*EXERCISE INSTRUCTIONS*
Look through the data below and return each line where "size" appears.
─── DATASET SECTION
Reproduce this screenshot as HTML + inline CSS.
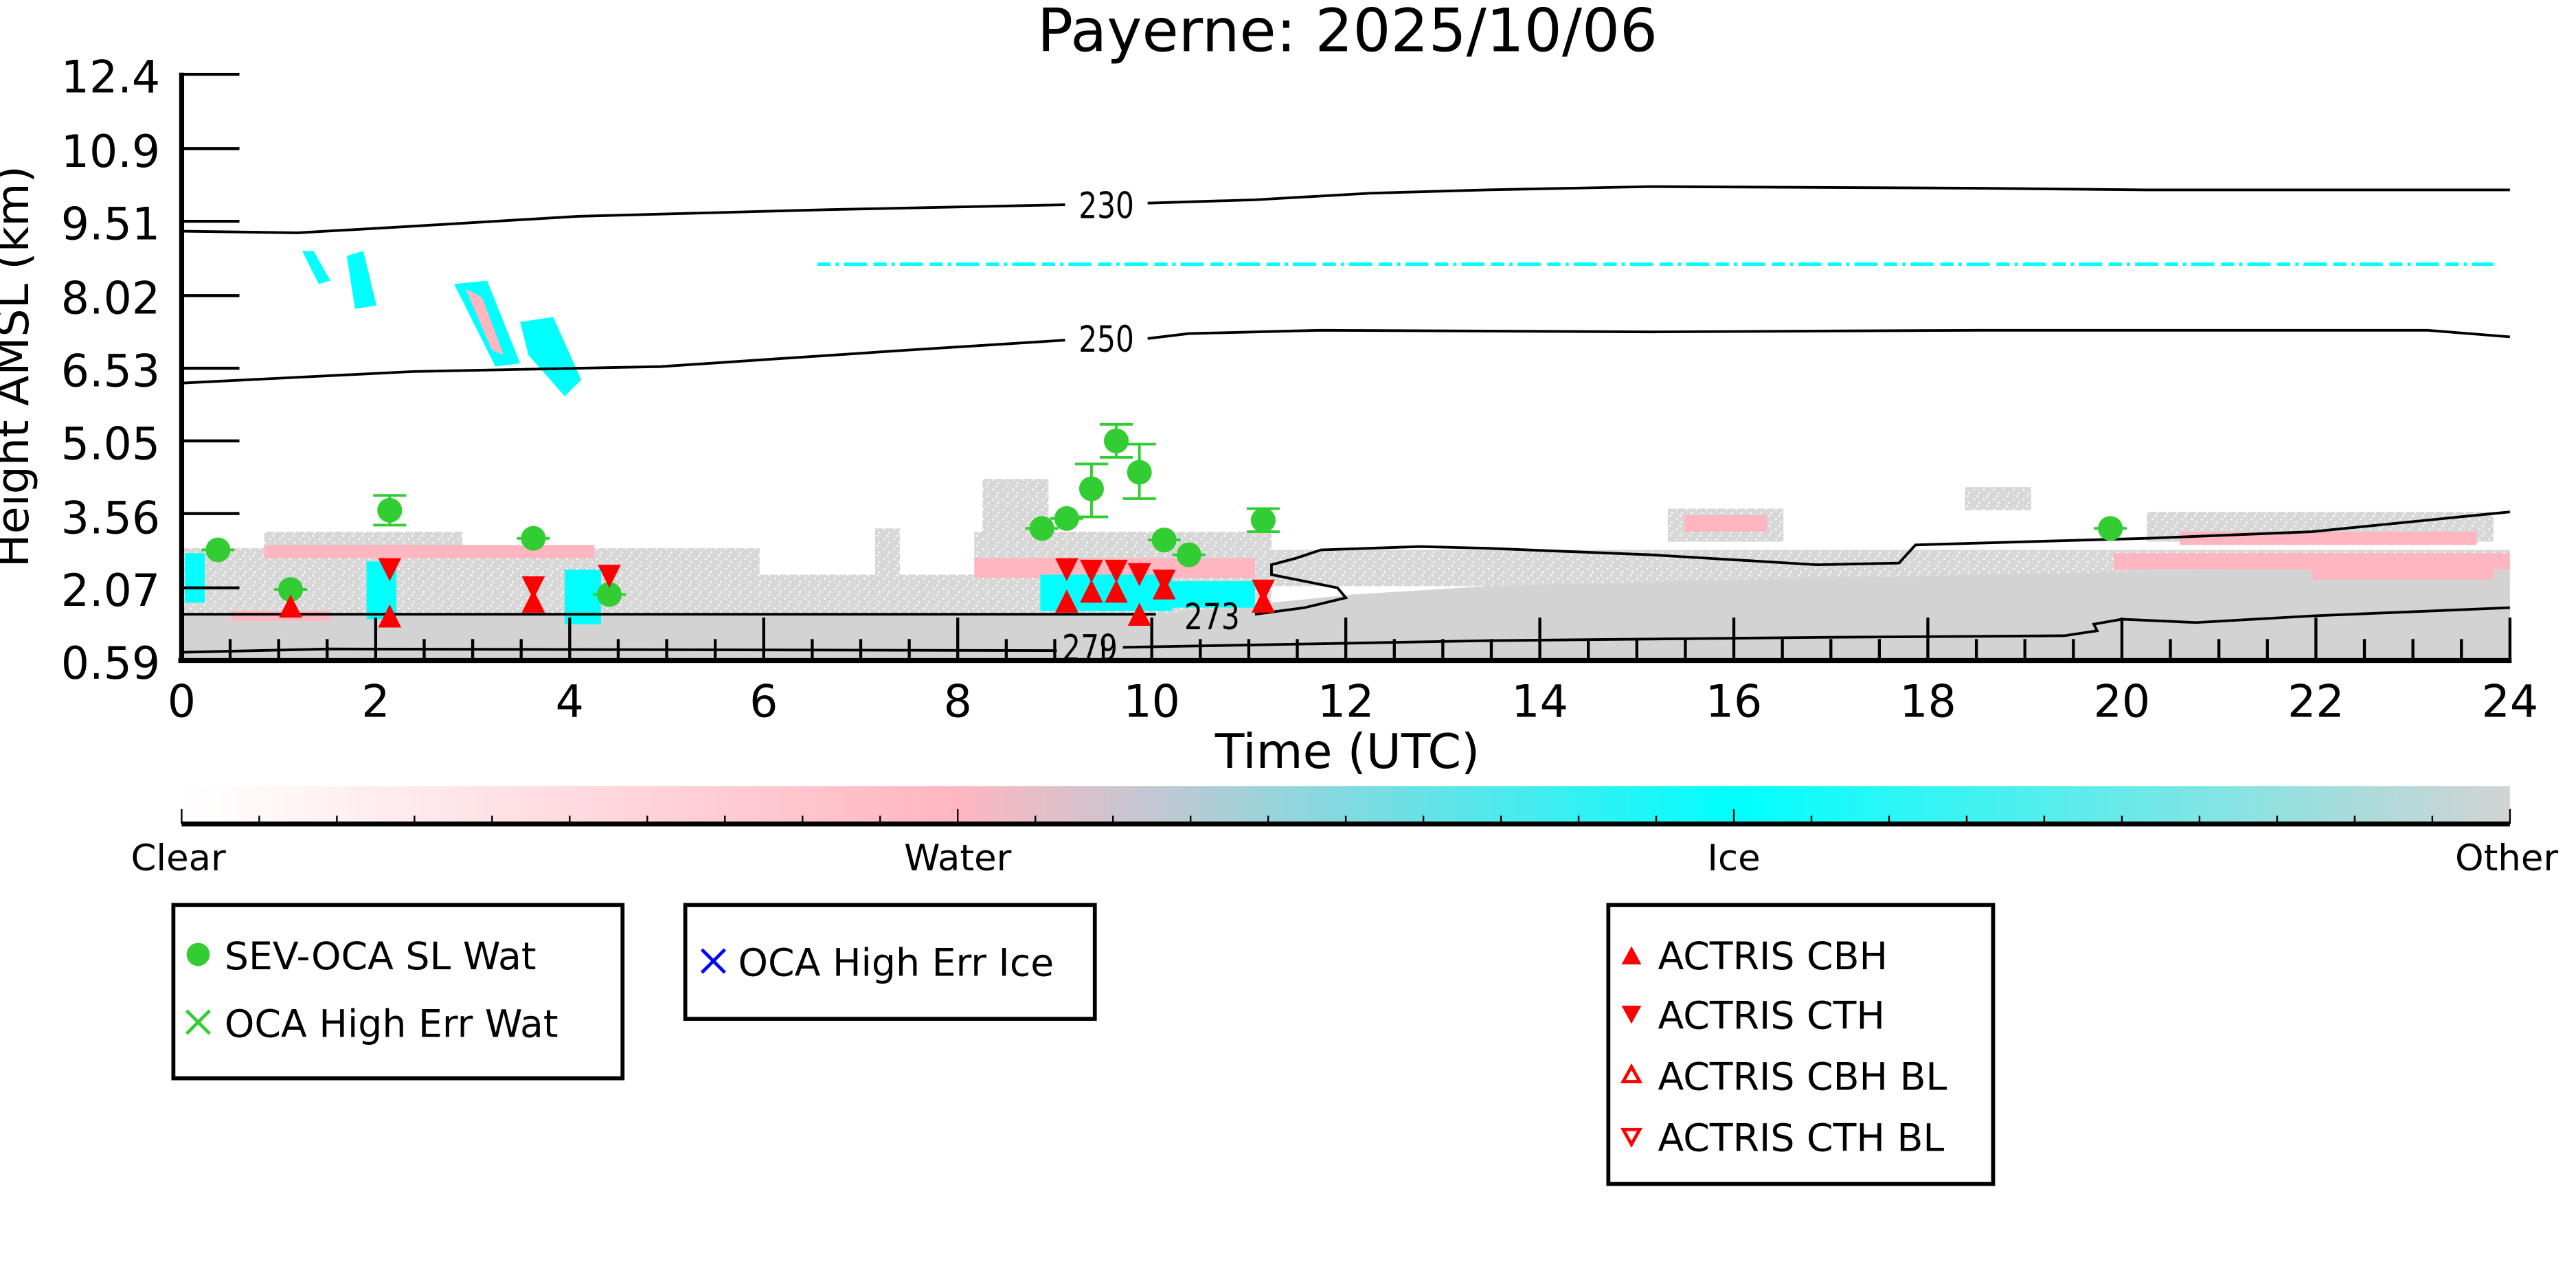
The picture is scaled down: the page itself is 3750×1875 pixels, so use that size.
<!DOCTYPE html>
<html><head><meta charset="utf-8"><style>
html,body{margin:0;padding:0;background:#fff;width:3750px;height:1875px;overflow:hidden}
svg{display:block}
text{font-family:"DejaVu Sans","Liberation Sans",sans-serif;fill:#000}
</style></head><body>
<svg width="3750" height="1875" viewBox="0 0 1560 780" xmlns="http://www.w3.org/2000/svg">
<defs>
<linearGradient id="cb" x1="0" x2="1" y1="0" y2="0">
<stop offset="0" stop-color="#ffffff"/>
<stop offset="0.333" stop-color="#ffb6c1"/>
<stop offset="0.42" stop-color="#c0c8d2"/>
<stop offset="0.667" stop-color="#00ffff"/>
<stop offset="1" stop-color="#d3d3d3"/>
</linearGradient>
<pattern id="spk" width="6" height="6" patternUnits="userSpaceOnUse">
<rect width="6" height="6" fill="#d3d3d3"/>
<rect x="1" y="2" width="1" height="1" fill="#fff"/>
<rect x="4" y="4" width="1" height="1" fill="#fff"/>
<rect x="3" y="0" width="1" height="1" fill="#fff"/>
</pattern>
</defs>
<text x="816" y="31" font-size="36" text-anchor="middle">Payerne: 2025/10/06</text>

<g>
<g fill="url(#spk)" opacity="0.9">
<rect x="110" y="332" width="350" height="40"/>
<rect x="160" y="322" width="120" height="12"/>
<rect x="460" y="348" width="130" height="24"/>
<rect x="590" y="322" width="180" height="50"/>
<rect x="770" y="333" width="750" height="22"/>
<rect x="1010" y="308" width="70" height="20"/>
<rect x="1300" y="310" width="210" height="18"/>
<rect x="1190" y="295" width="40" height="14"/>
<rect x="530" y="320" width="15" height="50"/>
<rect x="595" y="290" width="40" height="40"/>
</g>
<polygon fill="#d3d3d3" points="110,372 700,372 760,366 820,360 900,355 1100,350 1520,342 1520,400 110,400"/>
<g fill="#ffb6c1">
<rect x="160" y="330" width="200" height="8"/>
<rect x="590" y="338" width="170" height="12"/>
<rect x="140" y="370" width="60" height="6"/>
<rect x="1280" y="335" width="240" height="10"/>
<rect x="1320" y="322" width="180" height="8"/>
<rect x="1020" y="312" width="50" height="10"/>
<rect x="1400" y="345" width="110" height="6"/>
</g>
<g fill="#00ffff">
<rect x="112" y="335" width="12" height="30"/>
<rect x="222" y="340" width="18" height="35"/>
<rect x="342" y="345" width="22" height="33"/>
<rect x="630" y="348" width="80" height="22"/>
<rect x="710" y="352" width="50" height="16"/>
<polygon points="183,152 190,152 200,170 193,172"/>
<polygon points="210,155 220,152 228,185 215,187"/>
<polygon points="275,172 295,170 315,220 300,222"/>
<polygon points="315,195 335,192 352,230 342,240 320,215"/>
</g>
<g fill="#ffb6c1"><polygon points="282,175 292,180 305,215 298,212"/></g>
<g stroke="#00ffff" stroke-width="2" stroke-dasharray="8,3,2,3,14,4">
<line x1="495" y1="160" x2="1510" y2="160"/>
</g>
</g>

<g fill="none" stroke="#000" stroke-width="1.6">
<path d="M110,140 L180,141 L250,137 L350,131 L500,127 L645,124"/>
<path d="M695,123 L760,121 L830,117 L900,115 L1000,113 L1200,114 L1300,115 L1520,115"/>
<path d="M110,232 L250,225 L400,222 L550,212 L645,206"/>
<path d="M695,205 L720,202 L800,200 L1000,201 L1200,200 L1470,200 L1520,204"/>
<path d="M110,372 L400,372 L700,372"/>
<path d="M760,372 L790,368 L815,362 L810,356 L790,352 L770,348 L770,342 L785,338 L800,333 L860,331 L900,332 L1000,336 L1100,342 L1150,341 L1160,330 L1300,326 L1400,322 L1520,310"/>
<path d="M110,395 L200,393 L640,394"/>
<path d="M680,392 L900,388 L1100,386 L1250,385 L1270,382 L1268,378 L1285,375 L1330,377 L1400,373 L1520,368"/>
</g>
<g font-size="22" text-anchor="middle">
<text transform="translate(670,132) scale(0.8,1)">230</text>
<text transform="translate(670,213) scale(0.8,1)">250</text>
<text transform="translate(734,381) scale(0.8,1)">273</text>
<text transform="translate(660,400) scale(0.8,1)">279</text>
</g>

<g stroke="#32cd32" stroke-width="1.6">
<line x1="122" y1="333" x2="142" y2="333"/>
<line x1="166" y1="357" x2="186" y2="357"/>
<line x1="236" y1="300" x2="236" y2="318"/><line x1="226" y1="300" x2="246" y2="300"/><line x1="226" y1="318" x2="246" y2="318"/>
<line x1="313" y1="326" x2="333" y2="326"/>
<line x1="359" y1="360" x2="379" y2="360"/>
<line x1="621" y1="320" x2="641" y2="320"/>
<line x1="636" y1="314" x2="656" y2="314"/>
<line x1="661" y1="281" x2="661" y2="313"/><line x1="651" y1="281" x2="671" y2="281"/><line x1="651" y1="313" x2="671" y2="313"/>
<line x1="676" y1="257" x2="676" y2="277"/><line x1="666" y1="257" x2="686" y2="257"/><line x1="666" y1="277" x2="686" y2="277"/>
<line x1="690" y1="269" x2="690" y2="302"/><line x1="680" y1="269" x2="700" y2="269"/><line x1="680" y1="302" x2="700" y2="302"/>
<line x1="695" y1="327" x2="715" y2="327"/>
<line x1="710" y1="336" x2="730" y2="336"/>
<line x1="765" y1="308" x2="765" y2="322"/><line x1="755" y1="308" x2="775" y2="308"/><line x1="755" y1="322" x2="775" y2="322"/>
<line x1="1268" y1="320" x2="1288" y2="320"/>
</g>
<g fill="#32cd32">
<circle cx="132" cy="333" r="7.5"/><circle cx="176" cy="357" r="7.5"/><circle cx="236" cy="309" r="7.5"/>
<circle cx="323" cy="326" r="7.5"/><circle cx="369" cy="360" r="7.5"/><circle cx="631" cy="320" r="7.5"/>
<circle cx="646" cy="314" r="7.5"/><circle cx="661" cy="296" r="7.5"/><circle cx="676" cy="267" r="7.5"/>
<circle cx="690" cy="286" r="7.5"/><circle cx="705" cy="327" r="7.5"/><circle cx="720" cy="336" r="7.5"/>
<circle cx="765" cy="315" r="7.5"/><circle cx="1278" cy="320" r="7.5"/>
</g>
<g fill="#ff0000">
<polygon points="169,374 183,374 176,360"/>
<polygon points="229,380 243,380 236,366"/>
<polygon points="316,371 330,371 323,357"/>
<polygon points="639,371 653,371 646,357"/>
<polygon points="654,365 668,365 661,351"/>
<polygon points="669,365 683,365 676,351"/>
<polygon points="683,379 697,379 690,365"/>
<polygon points="698,363 712,363 705,349"/>
<polygon points="758,371 772,371 765,357"/>
<polygon points="229,338 243,338 236,352"/>
<polygon points="316,349 330,349 323,363"/>
<polygon points="362,342 376,342 369,356"/>
<polygon points="639,338 653,338 646,352"/>
<polygon points="654,339 668,339 661,353"/>
<polygon points="669,339 683,339 676,353"/>
<polygon points="683,341 697,341 690,355"/>
<polygon points="698,345 712,345 705,359"/>
<polygon points="758,351 772,351 765,365"/>
</g>

<g stroke="#000" stroke-width="3" fill="none">
<line x1="110" y1="44" x2="110" y2="401"/>
<line x1="108" y1="400" x2="1521" y2="400"/>
</g>
<g stroke="#000" stroke-width="1.8">
<line x1="110" y1="45" x2="145" y2="45"/>
<line x1="110" y1="90" x2="145" y2="90"/>
<line x1="110" y1="134" x2="145" y2="134"/>
<line x1="110" y1="179" x2="145" y2="179"/>
<line x1="110" y1="223" x2="145" y2="223"/>
<line x1="110" y1="267" x2="145" y2="267"/>
<line x1="110" y1="311" x2="145" y2="311"/>
<line x1="110" y1="356" x2="145" y2="356"/>
</g>
<g stroke="#000" stroke-width="1.8" id="xt"></g>
<g font-size="27" text-anchor="end">
<text x="97" y="56">12.4</text>
<text x="97" y="101">10.9</text>
<text x="97" y="145">9.51</text>
<text x="97" y="190">8.02</text>
<text x="97" y="234">6.53</text>
<text x="97" y="278">5.05</text>
<text x="97" y="323">3.56</text>
<text x="97" y="367">2.07</text>
<text x="97" y="411">0.59</text>
</g>
<g font-size="27" text-anchor="middle" id="xl"></g>
<text x="816" y="465" font-size="29" text-anchor="middle">Time (UTC)</text>
<text transform="translate(17,222) rotate(-90)" font-size="27" text-anchor="middle">Height AMSL (km)</text>

<rect x="110" y="476" width="1410" height="22" fill="url(#cb)"/>
<g id="cbt" stroke="#000" stroke-width="1"></g>
<line x1="110" y1="499" x2="1520" y2="499" stroke="#000" stroke-width="3"/>
<g font-size="22" text-anchor="middle">
<text x="108" y="527">Clear</text>
<text x="580" y="527">Water</text>
<text x="1050" y="527">Ice</text>
<text x="1518" y="527">Other</text>
</g>

<g fill="none" stroke="#000" stroke-width="2.4">
<rect x="105" y="548" width="272" height="105"/>
<rect x="415" y="548" width="248" height="69"/>
<rect x="974" y="548" width="233" height="169"/>
</g>
<g font-size="23">
<circle cx="120" cy="578" r="7" fill="#32cd32"/>
<text x="136" y="587">SEV-OCA SL Wat</text>
<g stroke="#32cd32" stroke-width="2"><line x1="113" y1="612" x2="127" y2="626"/><line x1="127" y1="612" x2="113" y2="626"/></g>
<text x="136" y="628">OCA High Err Wat</text>
<g stroke="#0000ff" stroke-width="2"><line x1="425" y1="575" x2="439" y2="589"/><line x1="439" y1="575" x2="425" y2="589"/></g>
<text x="447" y="591">OCA High Err Ice</text>
<polygon points="982,584 994,584 988,573" fill="#ff0000"/>
<text x="1004" y="587">ACTRIS CBH</text>
<polygon points="982,609 994,609 988,620" fill="#ff0000"/>
<text x="1004" y="623">ACTRIS CTH</text>
<polygon points="983,655 993,655 988,646" fill="none" stroke="#ff0000" stroke-width="2"/>
<text x="1004" y="660">ACTRIS CBH BL</text>
<polygon points="983,684 993,684 988,693" fill="none" stroke="#ff0000" stroke-width="2"/>
<text x="1004" y="697">ACTRIS CTH BL</text>
</g>
</svg>
<script>
(function(){
var ns="http://www.w3.org/2000/svg";
var xt=document.getElementById("xt"),xl=document.getElementById("xl"),cbt=document.getElementById("cbt");
for(var i=0;i<=48;i++){
 var x=110+i*1410/48;
 var l=document.createElementNS(ns,"line");
 var major=(i%4==0);
 l.setAttribute("x1",x);l.setAttribute("x2",x);
 l.setAttribute("y1",400);l.setAttribute("y2",major?374:387);
 xt.appendChild(l);
 if(major){var t=document.createElementNS(ns,"text");t.setAttribute("x",x);t.setAttribute("y",434);t.textContent=(i/2);xl.appendChild(t);}
}
for(var j=0;j<=30;j++){
 var x2=110+j*1410/30;
 var m=document.createElementNS(ns,"line");
 m.setAttribute("x1",x2);m.setAttribute("x2",x2);
 m.setAttribute("y1",499);m.setAttribute("y2",(j%10==0)?490:494);
 cbt.appendChild(m);
}
})();
</script>
</body></html>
──────
*SOLUTION FOR THIS TASK*
The picture is scaled down: the page itself is 3750×1875 pixels, so use that size.
<text x="816" y="31" font-size="36" text-anchor="middle">Payerne: 2025/10/06</text>
<g font-size="22" text-anchor="middle">
<g font-size="27" text-anchor="end">
<g font-size="27" text-anchor="middle" id="xl"></g>
<text x="816" y="465" font-size="29" text-anchor="middle">Time (UTC)</text>
<text transform="translate(17,222) rotate(-90)" font-size="27" text-anchor="middle">Height AMSL (km)</text>
<g font-size="22" text-anchor="middle">
<g font-size="23">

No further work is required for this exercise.